Kekhalifahan ini didasarkan pada prinsip yang menyatakan bahwa pemegang kekuasaan tertinggi di bumi ini adalah Allah SWT dan kepemilikan manusia terhadap kekayaan yang di bumi ini bukanlah tujuan akhir tetapi sebagai sarana untuk menjalani kehidupan dirinya, keluarganya dan masyarakat. Manusia harus memperhatikan perintah dan larangan Allah selaku pemilik semua yang ada di bumi ini dalam penggunaannya sebab manusia akan dimintai pertanggungjawaban bagaimana ia menggunakan kekayaan itu.
c. Prinsip Ikhlas (sincerity)
Landasan ini berarti bahwa akuntan harus mencari keridhaan Allah dalam melaksanakan pekerjaannya bukan mencari nama. Pura-pura, hipokrit dan berbagai bentuk kepalsuan lainnya. Menjadi ikhlas berarti akuntan tidak perlu tunduk pada pengaruh atau tekanan luar tetapi harus berdasarkan komitmen agama, ibadah dalam melaksanakan fungsi professinya. Tugas professi harus bisa dikonversikan menjadi tugas ibadah. Jika hal ini bisa diwujudkan maka tugas akuntan menjadi bernilai ibadah dihadapan Allah SWT disamping tugas professi yang berdimensi material dan dunia.
d. Prinsip Taqwa (Piety)
Takwa adalah sikap ketakutan kepada Allah baik dalam keadaan tersembunyi maupun terang-terangan sebagai slaah satu cara untuk melindungi dari akibat negative dan perilaku yang bertentangan dari syariah khususnya dalam hal yang berkaitan dengan perilaku terhadap penggunaan kekayaan atau transaksi yang cenderung pada kezaliman dan hal lain yang tidak sesuai dengan syariah. ketakwaan akan dapat diwujudkan bila kita mematuhi semua perintah dan menjauhi larangan Allah SWT. Allah berfirman dalam Al-Quran: “Hai-hai orang yang beriman bertakwalah kepada Allah dengan sebenar-benarnya takwa kepadanya. (QS. Ali-Imran: 102). Dalam salah satu hadist, Rasulullah bersabda: “takutlah kepada Allah dimanapun kamu berada dan sertailah kejahatan dengan amal yang baik untuk menghapuskanya dan berhubunganlah dengan manusia dengan tingkah laku yang baik”
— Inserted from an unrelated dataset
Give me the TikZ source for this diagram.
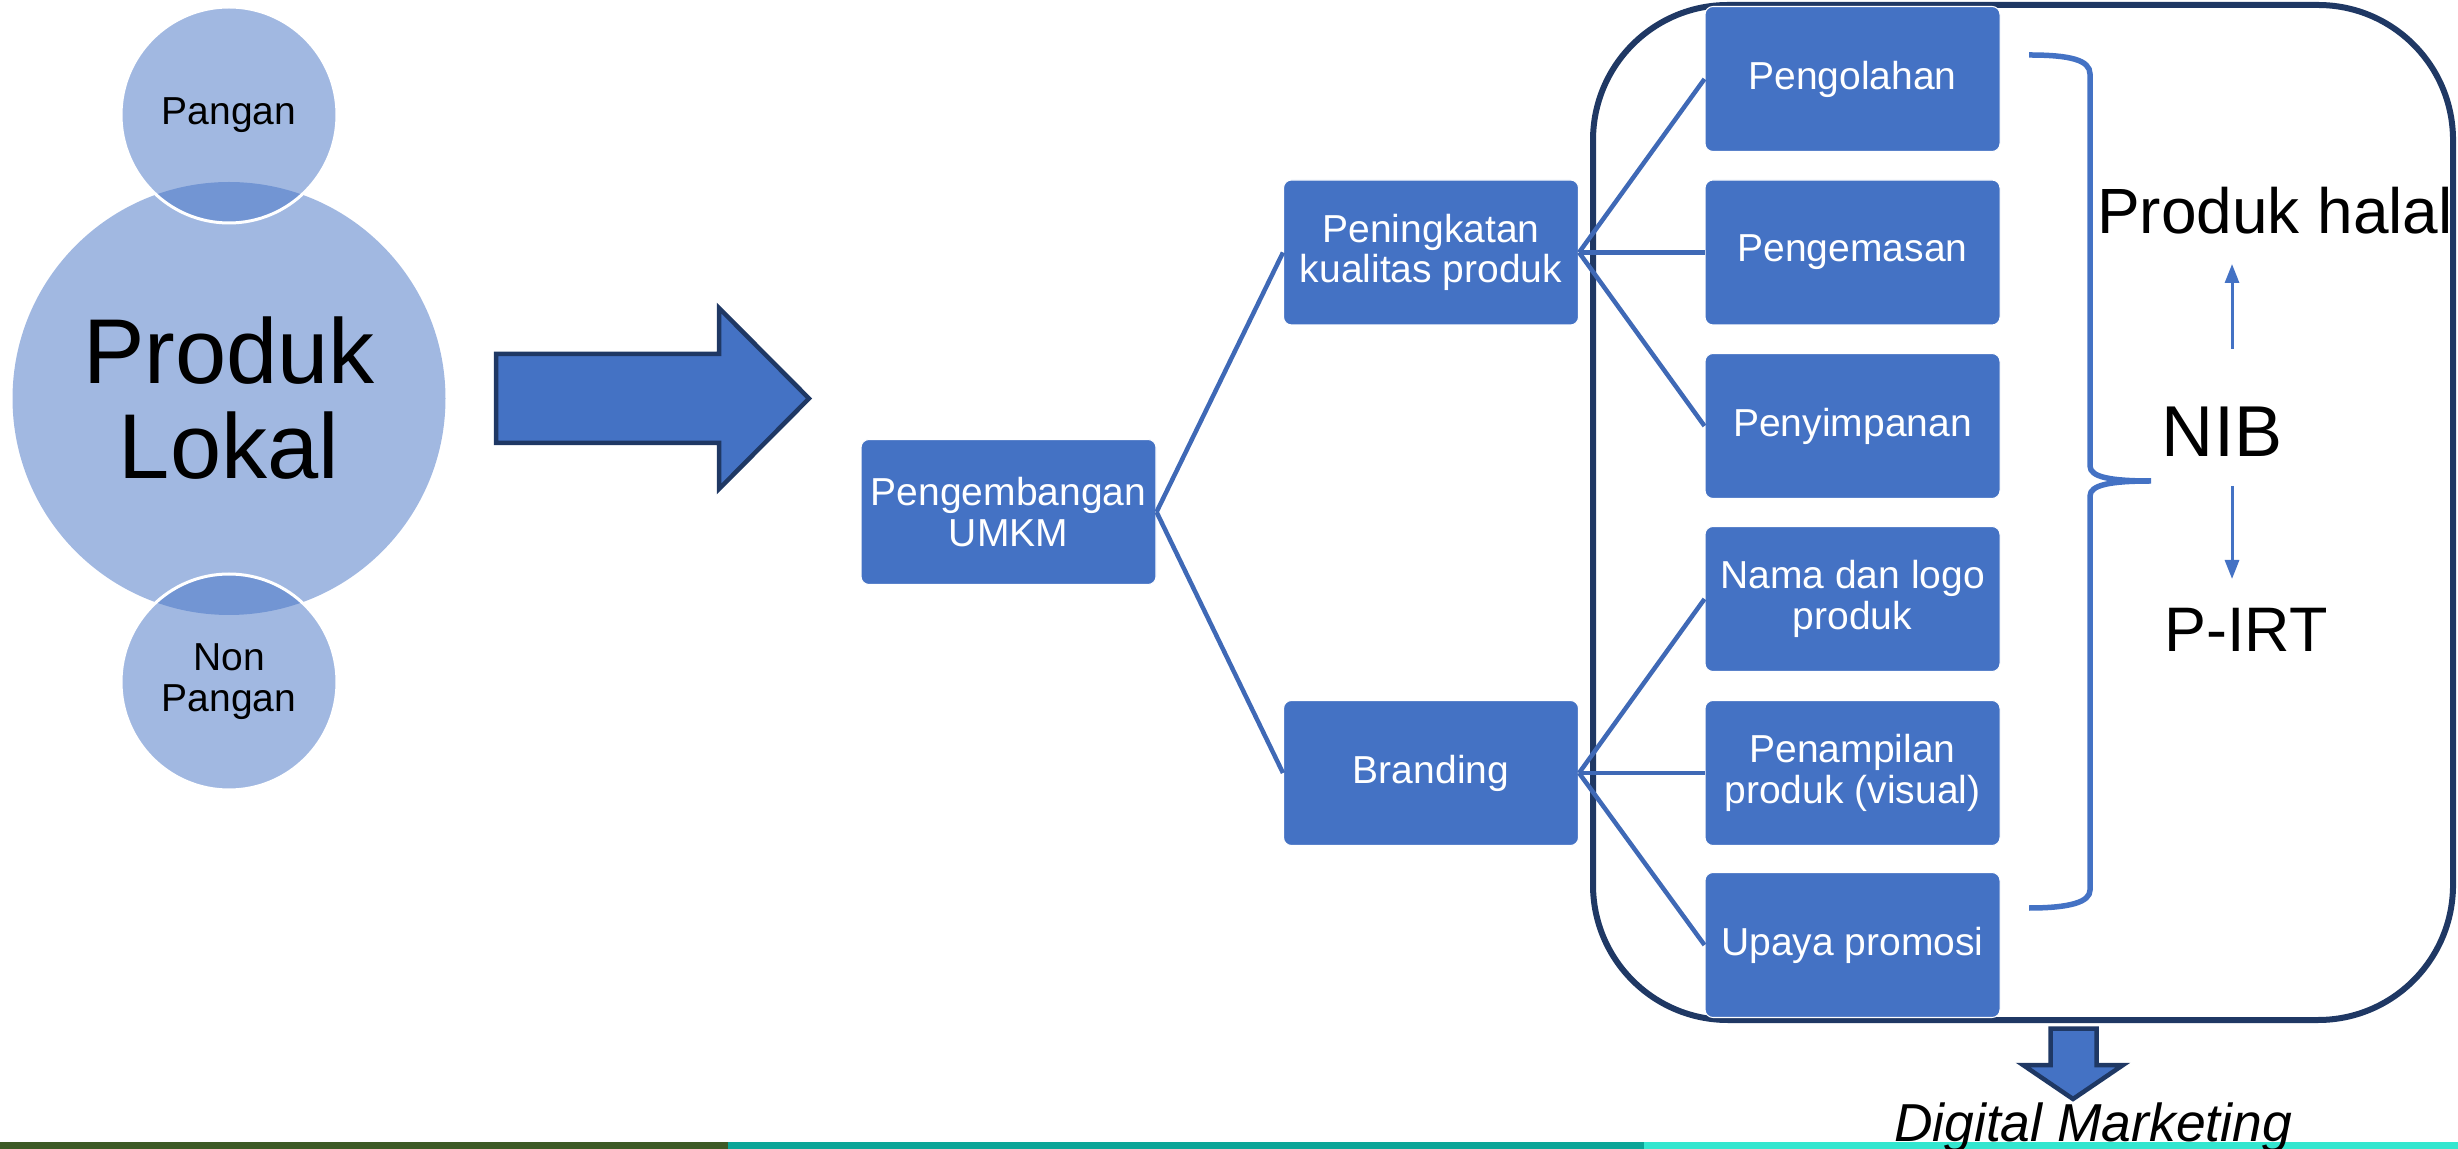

e. Kebenaran dan bekerja secara sempurna
Akuntan tidak harus membatasi dirinya hanya melakukan pekerjaan-pekerjaan professi dan jabatannya tetapi juga harus berjuang untuk mencari dan menegakkan kebenaran dan kesempurnaan tugas professinya dengan melaksanakan semua tugas yang dibebankan kepadanya dengan sebaik-baik dan sesempurna mungkin. Hal ini tidak akan bisa direalisir terkecuali melalui kualifikasi akademik, pengalaman praktek, dan pemahaman serta pengalaman keagamaan yang diramu dalam pelaksanaan tugas professinya. Sebagaimana Allah berfirman: “ Allah memerintahkan kamu berbuat adil dan berbuat baik” (Al An’am: 90). “dan berbuat baiklah sesungguhnya Allah mencintai orang-orang yang berbuat baik” (Q.S Al Baqarah 195). Dalam hadist Rasulullah bersabda: “Allah menyukai jika seseorang dari kamu bekerja dan melaksanakan pekerjaannya dengan sebaik-baiknya”.
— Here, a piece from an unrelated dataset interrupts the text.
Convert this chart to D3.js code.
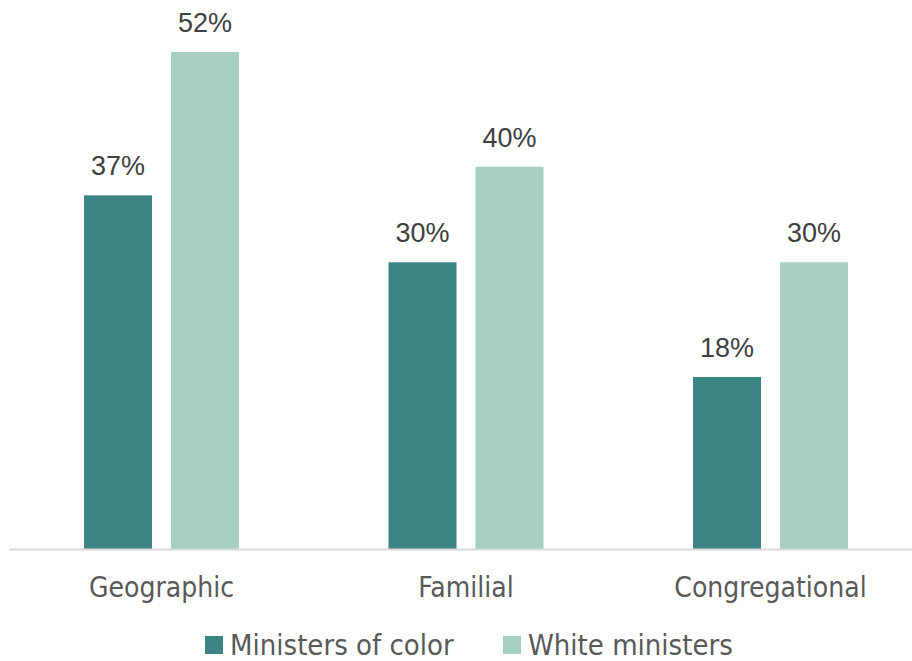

f. Allah menyaksikan tingkah laku setiap orang
Seorang Akuntan atau Auditor meyakini bahwa Allah selalu melihat dan menyaksikan semua tingkah laku hambany-Nya dan selalu menyadari dan mempertimbangkan setiap tingkah laku yang tidak disukai Allah. Ini berarti bahwa seorang akuntan/auditor harus berperilaku”takut”kepada Allah tanpa harus menunggu dan mempertimbangkan apakah orang lain atau atasannya setuju atau menyukainya. Sikap ini merupakan sensor diri sehingga ia mampu bertahan terus-menerus dair godaan yang berasal dari pekerjaan professinya. Allah berfirman: “sesungguhnya Allah selalu menjaga dan mengawasi kamu” (An-Nisa 1). Dan “Maka apakah Tuhan menjaga setiap diri terhadap apa yang diperbuatnya?” (Q.S Ar Raad 33)
g. Manusia bertanggungjawab dihadapan Allah
Akuntan muslim harus meyakini bahwa allah selalu mengamati semua perilakunya dan dia akan mempertanggungjawabkan semua tingkah lakunya kepada Allah nanti dihari akhirat baik tingkah laku yang baik maupun yang besar. Karenanya akuntan harus berupaya untuk selalu menghindari pekerjaan yang tidak disukai oleh Allah SWT karena dia takut akan mendapat hukuman nantinya dihari akhirat. Sebagaimana firman Allah dalam QS Annisa ayat 6 dan QS Ali Imran ayat 199. Oleh karenanya akuntan/auditor eksternal atau internal harus selalu ingat bahwa dia akan mempertanggungjawabkan semua pekerjaannya dihadapan Allah dan juga kepda public, professi, atasan dan dirinya sendiri.